--- Start Given information ---

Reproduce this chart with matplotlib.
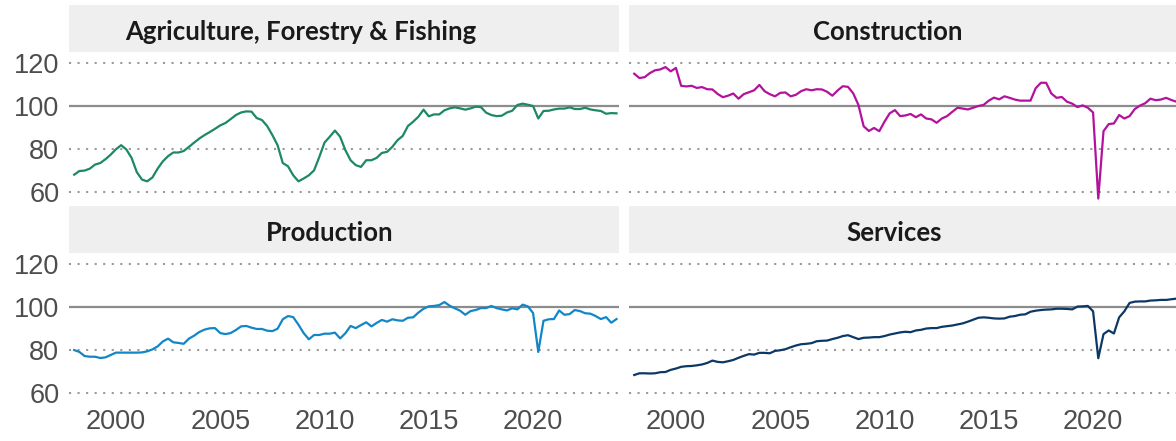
import numpy as np
import matplotlib
matplotlib.use("Agg")
import matplotlib.pyplot as plt

# quarterly index, 1998 Q1 .. 2024 Q1
start_year = 1998

agriculture = [
    68.1, 69.8, 70.0, 70.9, 72.8, 73.5, 75.3, 77.4, 79.9, 81.8,
    79.8, 75.9, 69.3, 65.8, 65.0, 66.8, 70.9, 74.3, 76.7, 78.4,
    78.4, 79.1, 81.0, 83.0, 84.9, 86.5, 87.9, 89.4, 91.0, 92.1,
    93.9, 95.8, 97.0, 97.5, 97.4, 94.4, 93.5, 90.7, 86.5, 81.8,
    73.5, 72.0, 67.8, 65.0, 66.3, 67.8, 70.1, 76.3, 83.0, 85.7,
    88.6, 85.7, 79.5, 74.8, 72.5, 71.7, 74.8, 74.8, 75.9, 78.2,
    78.7, 81.0, 84.1, 86.1, 90.7, 92.7, 95.0, 98.3, 95.2, 96.1,
    96.1, 98.0, 98.9, 99.4, 98.9, 98.3, 98.9, 99.7, 99.5, 96.9,
    95.8, 95.3, 95.5, 97.0, 97.8, 100.5, 101.1, 100.6, 100.0, 94.2,
    97.7, 97.8, 98.4, 98.8, 98.8, 99.4, 98.6, 98.6, 99.2, 98.4,
    98.0, 97.7, 96.4, 96.7, 96.6,
]

construction = [
    115.0, 113.0, 113.4, 115.3, 116.6, 117.0, 118.1, 116.1, 117.7, 109.4,
    109.1, 109.4, 108.4, 108.8, 107.8, 107.7, 105.6, 104.1, 104.8, 105.8,
    103.4, 105.5, 106.4, 107.3, 109.8, 106.9, 105.5, 104.5, 106.1, 106.3,
    104.5, 105.2, 106.9, 107.8, 107.3, 107.8, 107.7, 106.6, 104.8, 107.2,
    109.2, 108.9, 105.9, 100.5, 90.6, 88.4, 89.8, 88.3, 92.7, 96.6,
    98.1, 95.3, 95.6, 96.3, 94.8, 96.1, 94.2, 93.8, 92.2, 94.2,
    95.3, 97.3, 99.2, 98.8, 98.4, 99.2, 100.0, 100.5, 102.5, 103.9,
    103.1, 104.5, 103.8, 103.0, 102.5, 102.5, 102.5, 108.3, 110.8, 110.8,
    105.8, 103.8, 104.2, 102.0, 101.1, 99.5, 100.3, 99.2, 97.0, 57.0,
    88.3, 91.6, 91.9, 95.8, 94.2, 95.3, 98.6, 100.2, 101.3, 103.4,
    102.7, 103.0, 103.8, 102.8, 102.0,
]

production = [
    80.0, 79.1, 77.2, 76.9, 76.9, 76.3, 76.6, 77.7, 78.8, 78.8,
    78.8, 78.8, 78.8, 78.9, 79.4, 80.3, 81.7, 84.0, 85.3, 83.6,
    83.3, 82.9, 85.3, 86.7, 88.4, 89.5, 90.1, 90.2, 87.9, 87.4,
    87.9, 89.3, 91.0, 91.2, 90.4, 89.8, 89.8, 89.0, 88.8, 89.9,
    94.3, 95.8, 95.3, 91.8, 87.9, 85.0, 87.0, 87.0, 87.6, 87.6,
    88.1, 85.4, 87.8, 91.2, 90.2, 91.6, 92.9, 91.0, 92.6, 94.0,
    93.2, 94.3, 93.8, 93.6, 95.0, 95.2, 97.4, 99.2, 100.3, 100.5,
    100.9, 102.3, 100.6, 99.4, 98.3, 96.4, 98.1, 98.6, 99.5, 99.5,
    100.5, 99.5, 98.9, 98.4, 99.4, 98.9, 101.1, 100.3, 97.2, 79.1,
    93.6, 94.3, 94.4, 98.4, 96.4, 96.7, 98.6, 98.1, 97.1, 96.9,
    95.8, 94.4, 95.3, 92.7, 94.4,
]

services = [
    68.4, 69.2, 69.2, 69.1, 69.2, 69.7, 69.8, 70.8, 71.4, 72.2,
    72.5, 72.6, 72.9, 73.3, 74.0, 75.1, 74.5, 74.3, 74.8, 75.4,
    76.4, 77.3, 78.1, 77.9, 78.7, 78.7, 78.5, 79.6, 79.9, 80.4,
    81.3, 82.1, 82.7, 82.9, 83.2, 84.1, 84.3, 84.4, 85.1, 85.7,
    86.5, 86.9, 86.0, 85.1, 85.7, 85.8, 86.0, 86.0, 86.5, 87.2,
    87.7, 88.2, 88.5, 88.3, 89.1, 89.4, 90.0, 90.2, 90.2, 90.8,
    91.1, 91.4, 91.9, 92.4, 93.2, 94.1, 95.0, 95.2, 95.0, 94.7,
    94.6, 94.7, 95.5, 95.8, 96.4, 96.6, 97.8, 98.3, 98.6, 98.8,
    98.9, 99.2, 99.2, 99.1, 98.9, 100.2, 100.3, 100.5, 98.0, 76.2,
    87.4, 89.1, 87.7, 95.2, 98.0, 101.9, 102.5, 102.6, 102.6, 103.0,
    103.1, 103.3, 103.3, 103.6, 103.9,
]

panels = [
    ("Agriculture, Forestry & Fishing", agriculture, "#1b8a62"),
    ("Construction", construction, "#b3129c"),
    ("Production", production, "#1187c8"),
    ("Services", services, "#0c3866"),
]
year_ticks = [2000, 2005, 2010, 2015, 2020]
y_ticks = [60, 80, 100, 120]

W, H = 1176, 441
fig = plt.figure(figsize=(W / 100, H / 100), dpi=100)

def box(x0, y0, x1, y1):
    # pixel box (top-left origin) -> figure fraction rect
    return [x0 / W, 1 - y1 / H, (x1 - x0) / W, (y1 - y0) / H]

cols = [(69, 619), (629, 1179)]
rows = [(5, 52, 205), (206, 253, 406)]
title_x = [301, 888, 330, 894]

for i, (name, vals, color) in enumerate(panels):
    r, c = divmod(i, 2)
    x0, x1 = cols[c]
    s0, s1, p1 = rows[r]

    strip = fig.add_axes(box(x0, s0, x1, s1))
    strip.set_facecolor("#efefef")
    strip.set_xticks([])
    strip.set_yticks([])
    for sp in strip.spines.values():
        sp.set_visible(False)
    strip.text((title_x[i] - x0) / (x1 - x0), 0.42, name, transform=strip.transAxes,
               ha="center", va="center", fontsize=18.5, fontweight="bold",
               family="Lato", color="#1a1a1a")

    ax = fig.add_axes(box(x0, s1, x1, p1))
    x = start_year + np.arange(len(vals)) / 4
    for yv in [60, 80, 120]:
        ax.axhline(yv, color="#9a9a9a", lw=1.5, ls=(0, (1, 3.1)), zorder=1)
    ax.axhline(100, color="#8c8c8c", lw=1.6, zorder=1)
    ax.plot(x, vals, color=color, lw=1.6, zorder=3)

    ax.set_xlim(1997.75, 2024.12)
    ax.set_ylim(54, 125.1)
    ax.set_xticks(year_ticks)
    ax.set_yticks(y_ticks)
    ax.tick_params(length=0, labelsize=19.5, labelcolor="#4d4d4d", pad=7)
    if r == 0:
        ax.set_xticklabels([])
    if c == 1:
        ax.set_yticklabels([])
    for lab in ax.get_xticklabels() + ax.get_yticklabels():
        lab.set_family("Liberation Sans")
    ax.tick_params(axis="x", pad=2)
    for sp in ax.spines.values():
        sp.set_visible(False)

fig.savefig("out.png", dpi=100)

--- End Given information ---

• What you will do
Go through the material above and print all of it exactly, except the pictures.

• Answer for this exercise
Reproduce this chart with matplotlib.
import numpy as np
import matplotlib
matplotlib.use("Agg")
import matplotlib.pyplot as plt

# quarterly index, 1998 Q1 .. 2024 Q1
start_year = 1998

agriculture = [
    68.1, 69.8, 70.0, 70.9, 72.8, 73.5, 75.3, 77.4, 79.9, 81.8,
    79.8, 75.9, 69.3, 65.8, 65.0, 66.8, 70.9, 74.3, 76.7, 78.4,
    78.4, 79.1, 81.0, 83.0, 84.9, 86.5, 87.9, 89.4, 91.0, 92.1,
    93.9, 95.8, 97.0, 97.5, 97.4, 94.4, 93.5, 90.7, 86.5, 81.8,
    73.5, 72.0, 67.8, 65.0, 66.3, 67.8, 70.1, 76.3, 83.0, 85.7,
    88.6, 85.7, 79.5, 74.8, 72.5, 71.7, 74.8, 74.8, 75.9, 78.2,
    78.7, 81.0, 84.1, 86.1, 90.7, 92.7, 95.0, 98.3, 95.2, 96.1,
    96.1, 98.0, 98.9, 99.4, 98.9, 98.3, 98.9, 99.7, 99.5, 96.9,
    95.8, 95.3, 95.5, 97.0, 97.8, 100.5, 101.1, 100.6, 100.0, 94.2,
    97.7, 97.8, 98.4, 98.8, 98.8, 99.4, 98.6, 98.6, 99.2, 98.4,
    98.0, 97.7, 96.4, 96.7, 96.6,
]

construction = [
    115.0, 113.0, 113.4, 115.3, 116.6, 117.0, 118.1, 116.1, 117.7, 109.4,
    109.1, 109.4, 108.4, 108.8, 107.8, 107.7, 105.6, 104.1, 104.8, 105.8,
    103.4, 105.5, 106.4, 107.3, 109.8, 106.9, 105.5, 104.5, 106.1, 106.3,
    104.5, 105.2, 106.9, 107.8, 107.3, 107.8, 107.7, 106.6, 104.8, 107.2,
    109.2, 108.9, 105.9, 100.5, 90.6, 88.4, 89.8, 88.3, 92.7, 96.6,
    98.1, 95.3, 95.6, 96.3, 94.8, 96.1, 94.2, 93.8, 92.2, 94.2,
    95.3, 97.3, 99.2, 98.8, 98.4, 99.2, 100.0, 100.5, 102.5, 103.9,
    103.1, 104.5, 103.8, 103.0, 102.5, 102.5, 102.5, 108.3, 110.8, 110.8,
    105.8, 103.8, 104.2, 102.0, 101.1, 99.5, 100.3, 99.2, 97.0, 57.0,
    88.3, 91.6, 91.9, 95.8, 94.2, 95.3, 98.6, 100.2, 101.3, 103.4,
    102.7, 103.0, 103.8, 102.8, 102.0,
]

production = [
    80.0, 79.1, 77.2, 76.9, 76.9, 76.3, 76.6, 77.7, 78.8, 78.8,
    78.8, 78.8, 78.8, 78.9, 79.4, 80.3, 81.7, 84.0, 85.3, 83.6,
    83.3, 82.9, 85.3, 86.7, 88.4, 89.5, 90.1, 90.2, 87.9, 87.4,
    87.9, 89.3, 91.0, 91.2, 90.4, 89.8, 89.8, 89.0, 88.8, 89.9,
    94.3, 95.8, 95.3, 91.8, 87.9, 85.0, 87.0, 87.0, 87.6, 87.6,
    88.1, 85.4, 87.8, 91.2, 90.2, 91.6, 92.9, 91.0, 92.6, 94.0,
    93.2, 94.3, 93.8, 93.6, 95.0, 95.2, 97.4, 99.2, 100.3, 100.5,
    100.9, 102.3, 100.6, 99.4, 98.3, 96.4, 98.1, 98.6, 99.5, 99.5,
    100.5, 99.5, 98.9, 98.4, 99.4, 98.9, 101.1, 100.3, 97.2, 79.1,
    93.6, 94.3, 94.4, 98.4, 96.4, 96.7, 98.6, 98.1, 97.1, 96.9,
    95.8, 94.4, 95.3, 92.7, 94.4,
]

services = [
    68.4, 69.2, 69.2, 69.1, 69.2, 69.7, 69.8, 70.8, 71.4, 72.2,
    72.5, 72.6, 72.9, 73.3, 74.0, 75.1, 74.5, 74.3, 74.8, 75.4,
    76.4, 77.3, 78.1, 77.9, 78.7, 78.7, 78.5, 79.6, 79.9, 80.4,
    81.3, 82.1, 82.7, 82.9, 83.2, 84.1, 84.3, 84.4, 85.1, 85.7,
    86.5, 86.9, 86.0, 85.1, 85.7, 85.8, 86.0, 86.0, 86.5, 87.2,
    87.7, 88.2, 88.5, 88.3, 89.1, 89.4, 90.0, 90.2, 90.2, 90.8,
    91.1, 91.4, 91.9, 92.4, 93.2, 94.1, 95.0, 95.2, 95.0, 94.7,
    94.6, 94.7, 95.5, 95.8, 96.4, 96.6, 97.8, 98.3, 98.6, 98.8,
    98.9, 99.2, 99.2, 99.1, 98.9, 100.2, 100.3, 100.5, 98.0, 76.2,
    87.4, 89.1, 87.7, 95.2, 98.0, 101.9, 102.5, 102.6, 102.6, 103.0,
    103.1, 103.3, 103.3, 103.6, 103.9,
]

panels = [
    ("Agriculture, Forestry & Fishing", agriculture, "#1b8a62"),
    ("Construction", construction, "#b3129c"),
    ("Production", production, "#1187c8"),
    ("Services", services, "#0c3866"),
]
year_ticks = [2000, 2005, 2010, 2015, 2020]
y_ticks = [60, 80, 100, 120]

W, H = 1176, 441
fig = plt.figure(figsize=(W / 100, H / 100), dpi=100)

def box(x0, y0, x1, y1):
    # pixel box (top-left origin) -> figure fraction rect
    return [x0 / W, 1 - y1 / H, (x1 - x0) / W, (y1 - y0) / H]

cols = [(69, 619), (629, 1179)]
rows = [(5, 52, 205), (206, 253, 406)]
title_x = [301, 888, 330, 894]

for i, (name, vals, color) in enumerate(panels):
    r, c = divmod(i, 2)
    x0, x1 = cols[c]
    s0, s1, p1 = rows[r]

    strip = fig.add_axes(box(x0, s0, x1, s1))
    strip.set_facecolor("#efefef")
    strip.set_xticks([])
    strip.set_yticks([])
    for sp in strip.spines.values():
        sp.set_visible(False)
    strip.text((title_x[i] - x0) / (x1 - x0), 0.42, name, transform=strip.transAxes,
               ha="center", va="center", fontsize=18.5, fontweight="bold",
               family="Lato", color="#1a1a1a")

    ax = fig.add_axes(box(x0, s1, x1, p1))
    x = start_year + np.arange(len(vals)) / 4
    for yv in [60, 80, 120]:
        ax.axhline(yv, color="#9a9a9a", lw=1.5, ls=(0, (1, 3.1)), zorder=1)
    ax.axhline(100, color="#8c8c8c", lw=1.6, zorder=1)
    ax.plot(x, vals, color=color, lw=1.6, zorder=3)

    ax.set_xlim(1997.75, 2024.12)
    ax.set_ylim(54, 125.1)
    ax.set_xticks(year_ticks)
    ax.set_yticks(y_ticks)
    ax.tick_params(length=0, labelsize=19.5, labelcolor="#4d4d4d", pad=7)
    if r == 0:
        ax.set_xticklabels([])
    if c == 1:
        ax.set_yticklabels([])
    for lab in ax.get_xticklabels() + ax.get_yticklabels():
        lab.set_family("Liberation Sans")
    ax.tick_params(axis="x", pad=2)
    for sp in ax.spines.values():
        sp.set_visible(False)

fig.savefig("out.png", dpi=100)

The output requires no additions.